The shame spread through the world with the news of Gandhi's murder. The event brought the shock of recognition, rather than the shock of surprise. More forcibly than anyone in his age, Gandhi had asserted that love was the law; how else should he die but through hatred? He had feared machines in the hands of men not wise enough to use them, had warned against the glib, the new, the plausible; how else should he die, but by a pistol in the hands of a young intellectual?

The world knew that it had, in a sense too deep, too simple for the world to understand, connived at his death as it had connived at Lincoln's. The parallel between Gandhi's martyrdom and Lincoln's was close and obvious. Each went down in the hollow between the crest of political victory and the crest of moral defeat. And Gandhi's ashes were not cold before the world had begun to vulgarize his saintliness (as it had vulgarized Lincoln's*) by insisting, against the facts, that there was no vulgarity in him. The world finds it hard and self-shaming to believe that truth can be glimpsed from the earth; its heroes must be projected into a nebulous world of "mysticism."

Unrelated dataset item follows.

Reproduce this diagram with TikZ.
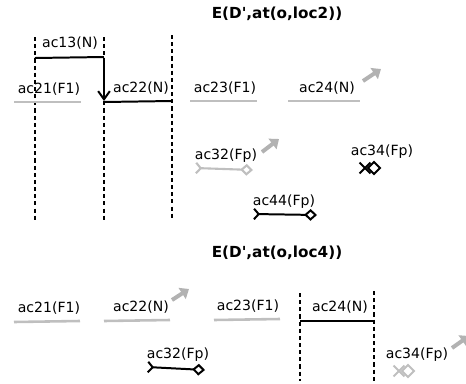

In the little circumstances surrounding Gandhi's death, in the sordid surroundings of his funeral, there were hints of the real Gandhi, the Gandhi who did not escape reality but pursued it in the teeth of all the windy words like "power" and "progress."

The story of the death and funeral of Gandhi, however, is best read after a glance south from Delhi, to the place where stands a monument, the Taj Mahal, to another dead Indian. The great Shah Jehan built it to immortalize the memory of his empress' beauty. It is man's most eloquent effort to deny that the body and its beauty dies. It is a triumph of the mortician's art. Some may try to raise a Taj to Gandhi (the prettifiers will scarcely be able to stand statues of that ugly body). But Gandhi's true monument will be his story—told again & again.

"Let Me Go Now." On the night before his death, Gandhi had recited a homely Gujarati couplet known in Porbandar (where he was born in 1869). It went:

This is a strange world, How long have I to play this game?

His last hours were full of this sense of imminence. A few minutes before his assassin shot him down, Gandhi had looked at the tinny dollar watch that dangled from his loincloth. He had been talking with Sardar Patel, Deputy Prime Minister of India. "Let me go now," said Gandhi. "It's prayer time for me."